Roy Moore, S.E.C.

Roy gained life experience for the real estate arena by growing up and working on sheep and cattle ranches in Wyoming. Stepped into the real estate market in 1959 by purchasing a 10,000 acre ranch with $1,000 down and learned from my first real estate mistake when the ranch was sold the following fall.

Roy became an active participant in real estate in Phoenix in 1962, closing an average of two deals a month covering 35 states and Canada, covering an 18 year span. The family then moved to Idaho in 1979.

Roy became a member of the Society of Exchange Counselors in the late 1960’s. He participated in a successful life changing exchange in 1972 for an Oregon ranch that led to an innovative purchase of a 38,000 acre ranch in Idaho where Bobbi and Roy raised their family for 20 years.

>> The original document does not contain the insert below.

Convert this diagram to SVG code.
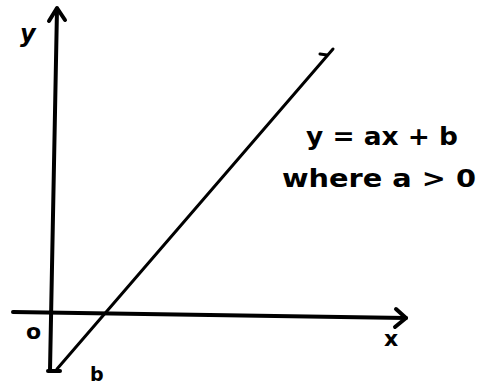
<svg xmlns="http://www.w3.org/2000/svg" width="485" height="387" viewBox="0 0 485 387">
<defs>
<style>
.ax{stroke:#000;stroke-width:4;fill:none;stroke-linecap:round;stroke-linejoin:round}
.ln{stroke:#000;stroke-width:3;fill:none;stroke-linecap:round}
.t{font-family:"DejaVu Sans","Liberation Sans",sans-serif;fill:#000;font-weight:bold}
</style>
</defs>
<rect width="485" height="387" fill="#fff"/>
<g id="connectors">
<g id="y-axis">
<path class="ax" d="M50,370 L57,9"/>
<path class="ax" d="M49,21 L57,8 L65,20"/>
</g>
<g id="x-axis">
<path class="ax" d="M13,312 L406,318"/>
<path class="ax" d="M396,309 L406,318 L395,327"/>
</g>
<g id="line">
<path class="ln" d="M57,369 L333,49"/>
<path class="ln" d="M320,54 L327,55"/>
<path class="ax" d="M48,371 L60,371"/>
</g>
</g>
<g id="labels">
<text class="t" x="20" y="42" font-size="24" font-style="italic">y</text>
<text class="t" x="26" y="339" font-size="22">o</text>
<text class="t" x="90" y="381" font-size="19">b</text>
<text class="t" x="384" y="346" font-size="22">x</text>
<text class="t" x="306" y="145" font-size="25" textLength="152" lengthAdjust="spacingAndGlyphs">y = ax + b</text>
<text class="t" x="282" y="187" font-size="24" textLength="194" lengthAdjust="spacingAndGlyphs">where  a &gt; 0</text>
</g>
</svg>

Maverick Ranch, one of Roy’s companies, was the first official US Olympic team supplier in history.  Roy donated all the beef and buffalo and some of the pork and chicken to the three US Olympic Training Centers, feeding 1,200 athletes every day for 23 years.  Roy considered that his main lifetime achievement.

In 1968 Roy designed curriculum for senior real estate majors at ASU; and he has received many awards throughout his career.  In 1967 he was the recipient of the NAR Snyder Award for Exchange of the Year; and he was a three time recipient of the S.E.C. Clifford Weaver Award for the most creative exchange of the year.  In 1987 he was named Livestock Man of the Year for the nation; and in 2008 Roy was named an Ernst and Young Entrepreneur of the Year from the Rocky Mountain region.  Roy was also a two time regional winner of the National Cattleman’s Association Vision Award, among others.

While attending an S.E.C. meeting in Chicago in 1992, he learned of a 20,000 acre ranch for sale in central Oregon with marketable timber. He structured the presale of the timber to go to Japan to pay for the ranch, and closed the deal using 3 currency lots as earnest money. Seven years later, the Oregon ranch became the lead property in a transaction engineered by a former S.E.C. into a government land exchange involving 96 properties, requiring the approval of the US congress.

In the early 90’s, Roy brought his son, Lance, to an S.E.C. meeting which was the seed for Lance’s successful career syndicating income properties. Roy and Lance became the first father-son team in the Society.